Après de brèves études de droit, Edgar Degas est reçu en 1855 à l’École nationale supérieure des beaux-arts de Paris, mais il fréquente plus volontiers l’atelier privé d’un élève d’Ingres, Louis Lamothe, qui le présente au maître. Entre 1856 et 1859, le jeune élève séjourne plusieurs fois en Italie, copiant les maîtres de la Renaissance dans les musées de Naples, de Florence et de Rome où il se lie d’amitié avec son aîné Gustave Moreau.
À son retour d’Italie, ce fervent admirateur d’Ingres et de Delacroix, nourri de la leçon des maîtres anciens, s’essaie d’abord brièvement à la peinture d’Histoire qu’il cherche à ranimer. Il trouve finalement sa propre voie en transcendant la réalité contemporaine par la liberté de l’expression et la place fondamentale accordée à la lumière.
La transition effectuée par Degas vers la modernité, après ses premières années académiques et réalistes, s’amorce vers 1865, lorsqu’il délaisse définitivement la peinture d’Histoire et commence à s’intéresser à la représentation de sujets contemporains. Les courses hippiques ainsi que les sujets liés à la musique font leur apparition dans la seconde moitié des années 1860.
Les danseuses qui feront sa gloire apparaissent quant à elles, pour la première fois en 1870 dans L’Orchestre de l’Opéra (ill.1) où le prétexte d’un portrait de son ami musicien Désiré Dihau est l’occasion de peindre des danseuses au fond de la scène. Degas n’aura alors de cesse de chercher à saisir l’expression et le mouvement des danseuses, mettant l’accent sur les torsions du corps et les déformations du visage résultant de la souffrance et de l’épuisement.
Notre feuille est une étude préparatoire à la Répétition d’un ballet sur la Scène, troisième version d’une composition imaginée par Degas en 1874. La première version est une peinture en grisaille exposée en 1874 lors de la première exposition impressionniste qui fait aujourd’hui partie des collections du musée d’Orsay (ill.2). Les deux autres interprétations sont une peinture à l’essence (ill.3) et un pastel (ill.4) conservés au Metropolitan Museum à New-York. La critique historique a démontré que le tableau d’Orsay est le plus ancien, les deux œuvres du Metropolitan étant des variations postérieures, exécutées la même année. Notre dessin met en lumière les recherches de l’artiste pour modifier sa composition. Dans la peinture à l’essence du Metropolitan, la danseuse a les deux bras autour de la nuque comme au recto de notre dessin ; mais dans le pastel, elle n’a plus qu’un bras comme dans l’esquisse au verso et celle en travers du recto. Ainsi, notre feuille, qui montre les recherches de Degas pour passer d’une composition à l’autre, prépare le pastel. Exposée à Paris en 1879, l’œuvre finale est admirée par Gauguin qui tenta en vain de l’acheter.

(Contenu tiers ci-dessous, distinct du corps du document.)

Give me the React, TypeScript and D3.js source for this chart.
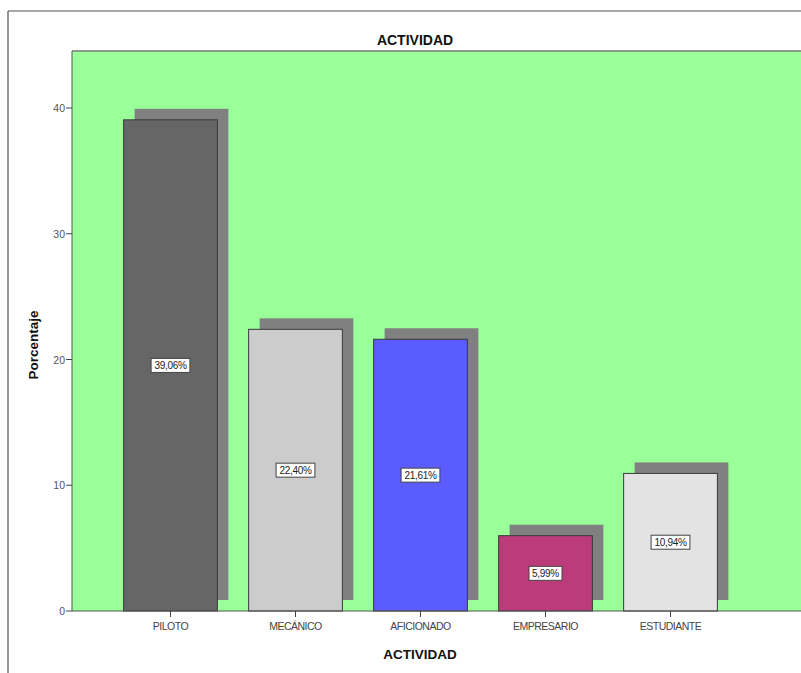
import React from "react";
import * as d3 from "d3";

const categories = ["PILOTO", "MECÁNICO", "AFICIONADO", "EMPRESARIO", "ESTUDIANTE"];
const percentages = [39.06, 22.4, 21.61, 5.99, 10.94];
const barColors = ["#666666", "#cccccc", "#5a5cff", "#bc3b7a", "#e3e3e3"];
const yTicks = [0, 10, 20, 30, 40];

const W = 801;
const H = 673;
const plot = { left: 72, right: 801, top: 51, bottom: 611 };
const shadowDx = 11;
const shadowDy = 11;

const fmt = (v: number) => v.toFixed(2).replace(".", ",") + "%";

export default function App() {
  const x = d3
    .scaleBand<string>()
    .domain(categories)
    .range([108, 733])
    .paddingInner(0.25)
    .paddingOuter(0.125);
  const y = d3.scaleLinear().domain([0, 40]).range([plot.bottom, 108]);
  const font = "'Liberation Sans', Arial, sans-serif";

  return (
    <svg
      width={W}
      height={H}
      style={{ position: "absolute", left: 0, top: 0, background: "#fff" }}
      fontFamily={font}
    >
      {/* outer frame */}
      <line x1={8} y1={11} x2={W} y2={11} stroke="#555" strokeWidth={1.2} />
      <line x1={8} y1={11} x2={8} y2={H} stroke="#555" strokeWidth={1.2} />

      <text x={415} y={45} textAnchor="middle" fontSize={14} fontWeight="bold" fill="#111">
        ACTIVIDAD
      </text>

      {/* plot background */}
      <rect
        x={plot.left}
        y={plot.top}
        width={plot.right - plot.left}
        height={plot.bottom - plot.top}
        fill="#99ff99"
      />
      <line x1={plot.left} y1={plot.top} x2={plot.right} y2={plot.top} stroke="#8a9a8a" strokeWidth={2} />

      {/* shadows */}
      {categories.map((c, i) => (
        <rect
          key={"s" + c}
          x={(x(c) as number) + shadowDx}
          y={y(percentages[i]) - shadowDy}
          width={x.bandwidth()}
          height={y(0) - y(percentages[i])}
          fill="#808080"
        />
      ))}

      {/* bars */}
      {categories.map((c, i) => (
        <rect
          key={"b" + c}
          x={x(c) as number}
          y={y(percentages[i])}
          width={x.bandwidth()}
          height={y(0) - y(percentages[i])}
          fill={barColors[i]}
          stroke="#3a3a3a"
          strokeWidth={1}
        />
      ))}

      {/* value labels */}
      {categories.map((c, i) => {
        const cx = (x(c) as number) + x.bandwidth() / 2;
        const cy = (y(percentages[i]) + y(0)) / 2;
        const label = fmt(percentages[i]);
        const bw = label.length * 5.8 + 4;
        return (
          <g key={"l" + c}>
            <rect x={cx - bw / 2} y={cy - 7} width={bw} height={14} fill="#fff" stroke="#444" strokeWidth={1} />
            <text x={cx} y={cy + 4} textAnchor="middle" fontSize={10} fill="#222" letterSpacing={-0.3}>
              {label}
            </text>
          </g>
        );
      })}

      {/* y axis */}
      <line x1={plot.left} y1={plot.top} x2={plot.left} y2={plot.bottom} stroke="#555" strokeWidth={1} />
      {yTicks.map((t) => (
        <g key={"yt" + t}>
          <line x1={plot.left - 6} y1={y(t)} x2={plot.left} y2={y(t)} stroke="#444" />
          <text x={plot.left - 7} y={y(t) + 4} textAnchor="end" fontSize={10.5} fill="#555">
            {t}
          </text>
        </g>
      ))}
      <text
        transform={`translate(38, ${(plot.top + plot.bottom) / 2 + 14}) rotate(-90)`}
        textAnchor="middle"
        fontSize={13.5}
        fontWeight="bold"
        fill="#111"
      >
        Porcentaje
      </text>

      {/* x axis */}
      <line x1={plot.left} y1={plot.bottom} x2={plot.right} y2={plot.bottom} stroke="#555" strokeWidth={1} />
      {categories.map((c) => {
        const cx = (x(c) as number) + x.bandwidth() / 2;
        return (
          <g key={"xt" + c}>
            <line x1={cx} y1={plot.bottom} x2={cx} y2={plot.bottom + 6} stroke="#444" />
            <text x={cx} y={plot.bottom + 19} textAnchor="middle" fontSize={10.5} fill="#444" letterSpacing={-0.5}>
              {c}
            </text>
          </g>
        );
      })}
      <text x={420} y={659} textAnchor="middle" fontSize={13.5} fontWeight="bold" fill="#111">
        ACTIVIDAD
      </text>
    </svg>
  );
}
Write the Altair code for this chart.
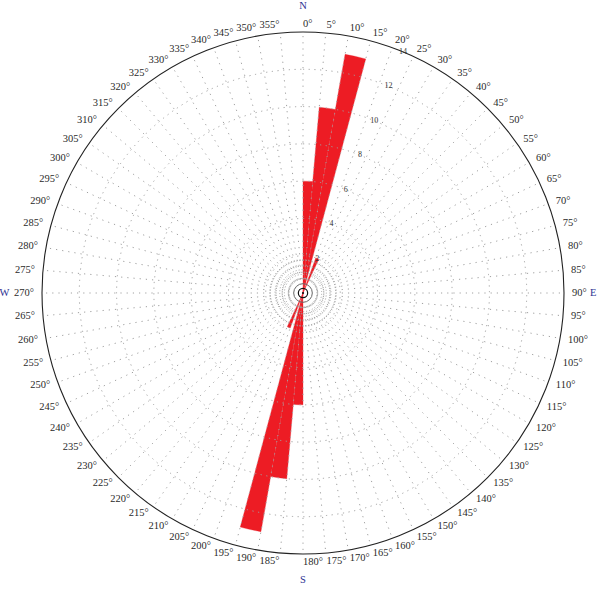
import math
import altair as alt
import pandas as pd

# Rose diagram of orientations, 5-degree sectors (axial data, mirrored at +180)
sector_start = [0, 5, 10, 20, 180, 185, 190, 200]
sector_end = [5, 10, 15, 25, 185, 190, 195, 205]
sector_count = [6, 10, 13, 2, 6, 10, 13, 2]

ring_values = [2, 4, 6, 8, 10, 12]
ring_labels = [2, 4, 6, 8, 10, 12, 14]
inner_rings = [0.75, 1.0, 1.25, 1.5, 1.75]
angle_ticks = list(range(0, 360, 5))
compass_letters = ["N", "E", "S", "W"]
compass_angles = [0, 90, 180, 270]

R_MAX = 14
SIZE = 522  # plot diameter in px
FULL = 2 * math.pi + 0.001

sectors = pd.DataFrame({"start": sector_start, "end": sector_end, "count": sector_count})
rings = pd.DataFrame({"r": ring_values})
inner = pd.DataFrame({"r": inner_rings})
ticks = pd.DataFrame({"angle": angle_ticks})
ring_lab = pd.DataFrame({"value": ring_labels})
compass = pd.DataFrame({"letter": compass_letters, "angle": compass_angles})

r_scale = alt.Scale(type="linear", domain=[0, R_MAX], range=[0, SIZE / 2], zero=True, nice=False)
t_scale = alt.Scale(type="linear", domain=[0, 360], range=[0, 2 * math.pi], nice=False)
x_scale = alt.Scale(domain=[-R_MAX, R_MAX], nice=False, zero=False)
y_scale = alt.Scale(domain=[-R_MAX, R_MAX], nice=False, zero=False)

serif = "Liberation Serif"
red = "#ED1C24"
grid_gray = "#a0a0a0"

bars = alt.Chart(sectors).mark_arc(color=red, stroke=red, strokeWidth=0.3).encode(
    theta=alt.Theta("start:Q", scale=t_scale, stack=False),
    theta2="end:Q",
    radius=alt.Radius("count:Q", scale=r_scale, stack=False),
)


def ring_layer(df, stroke, width, dash=None):
    kw = dict(theta=0, theta2=FULL, fill="white", fillOpacity=0, stroke=stroke, strokeWidth=width)
    if dash:
        kw["strokeDash"] = dash
    return alt.Chart(df).mark_arc(**kw).encode(
        radius=alt.Radius("r:Q", scale=r_scale, stack=False)
    )


grid_rings = ring_layer(rings, grid_gray, 1, [1.2, 4.5])
small_rings = ring_layer(inner, grid_gray, 1, [1, 2])
hub_gray = ring_layer(pd.DataFrame({"r": [0.5]}), "#666666", 1)
hub_black = ring_layer(pd.DataFrame({"r": [0.25]}), "#111111", 1.2)
outer = ring_layer(pd.DataFrame({"r": [R_MAX]}), "#222222", 1.1)

hub_dot = alt.Chart(pd.DataFrame({"r": [0.06]})).mark_arc(
    theta=0, theta2=FULL, color="#111111",
).encode(radius=alt.Radius("r:Q", scale=r_scale, stack=False))

spokes = alt.Chart(ticks).transform_calculate(
    rad="datum.angle * PI / 180",
    x0="0.75 * sin(datum.rad)", y0="0.75 * cos(datum.rad)",
    x1=f"{R_MAX} * sin(datum.rad)", y1=f"{R_MAX} * cos(datum.rad)",
).mark_rule(color=grid_gray, strokeWidth=1, strokeDash=[1.2, 5]).encode(
    x=alt.X("x0:Q", scale=x_scale, axis=None),
    y=alt.Y("y0:Q", scale=y_scale, axis=None),
    x2="x1:Q",
    y2="y1:Q",
)

LABEL_R = 14.43


def degree_labels(cond, align):
    return alt.Chart(ticks).transform_filter(cond).transform_calculate(
        rad="datum.angle * PI / 180",
        lx=f"{LABEL_R} * sin(datum.rad)", ly=f"{LABEL_R} * cos(datum.rad)",
        txt="datum.angle + '°'",
    ).mark_text(font=serif, fontSize=10.5, color="#2a2a2a", align=align, baseline="middle").encode(
        x=alt.X("lx:Q", scale=x_scale, axis=None),
        y=alt.Y("ly:Q", scale=y_scale, axis=None),
        text="txt:N",
    )


labels_right = degree_labels("datum.angle <= 180", "left")
labels_left = degree_labels("datum.angle > 180", "right")

ring_text = alt.Chart(ring_lab).transform_calculate(
    rad="22.5 * PI / 180",
    lx="datum.value * sin(datum.rad)", ly="datum.value * cos(datum.rad)",
).mark_text(font=serif, fontSize=8, color="#333333", align="center", baseline="middle").encode(
    x=alt.X("lx:Q", scale=x_scale, axis=None),
    y=alt.Y("ly:Q", scale=y_scale, axis=None),
    text="value:Q",
)


def compass_layer(cond, r, align):
    return alt.Chart(compass).transform_filter(cond).transform_calculate(
        rad="datum.angle * PI / 180",
        lx=f"{r} * sin(datum.rad)", ly=f"{r} * cos(datum.rad)",
    ).mark_text(font=serif, fontSize=10.5, color="#2e3192", align=align, baseline="middle").encode(
        x=alt.X("lx:Q", scale=x_scale, axis=None),
        y=alt.Y("ly:Q", scale=y_scale, axis=None),
        text="letter:N",
    )


compass_ns = compass_layer("datum.angle == 0 || datum.angle == 180", 15.4, "center")
compass_e = compass_layer("datum.angle == 90", 15.4, "left")
compass_w = compass_layer("datum.angle == 270", 15.75, "right")

chart = alt.layer(
    bars, grid_rings, small_rings, spokes, hub_gray, hub_black, hub_dot, outer,
    labels_right, labels_left, ring_text, compass_ns, compass_e, compass_w,
).properties(
    width=SIZE,
    height=SIZE,
    autosize=alt.AutoSizeParams(type="none"),
    padding={"left": 42, "top": 32, "right": 36, "bottom": 36},
    background="white",
).configure_view(strokeWidth=0)

chart.save("out.html", embed_options={"renderer": "svg", "actions": False})
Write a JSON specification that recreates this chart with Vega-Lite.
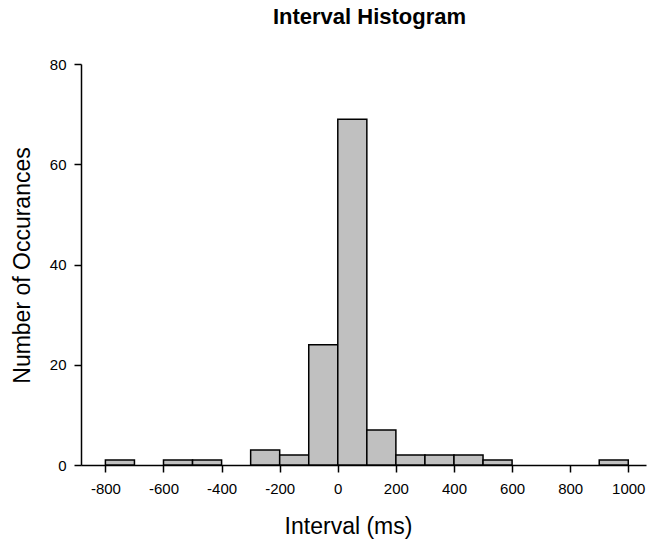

Techniquement, notre dessin permet également d’observer l’évolution du style graphique de l’artiste. D’une part, l’utilisation de la mine de plomb, la perfection du dessin et la justesse des contours rappellent les premières années de sa carrière. D’autre part, l’expression du visage et le mouvement du corps annoncent les années impressionnistes. Des hachures ondulantes apparaissent aussi dans notre dessin. Elles seront par la suite systématiquement employées par l’artiste dans ses pastels ou fusains. Degas fut un dessinateur très prolifique qui accorda une grande importance à l’élaboration de ses compositions en multipliant les études sur papier. Son œuvre graphique reflète ainsi l’étendue et la richesse de son évolution artistique où la précision absolue du trait laisse petit à petit place à une définition de plus en plus relâchée et vibrante des formes.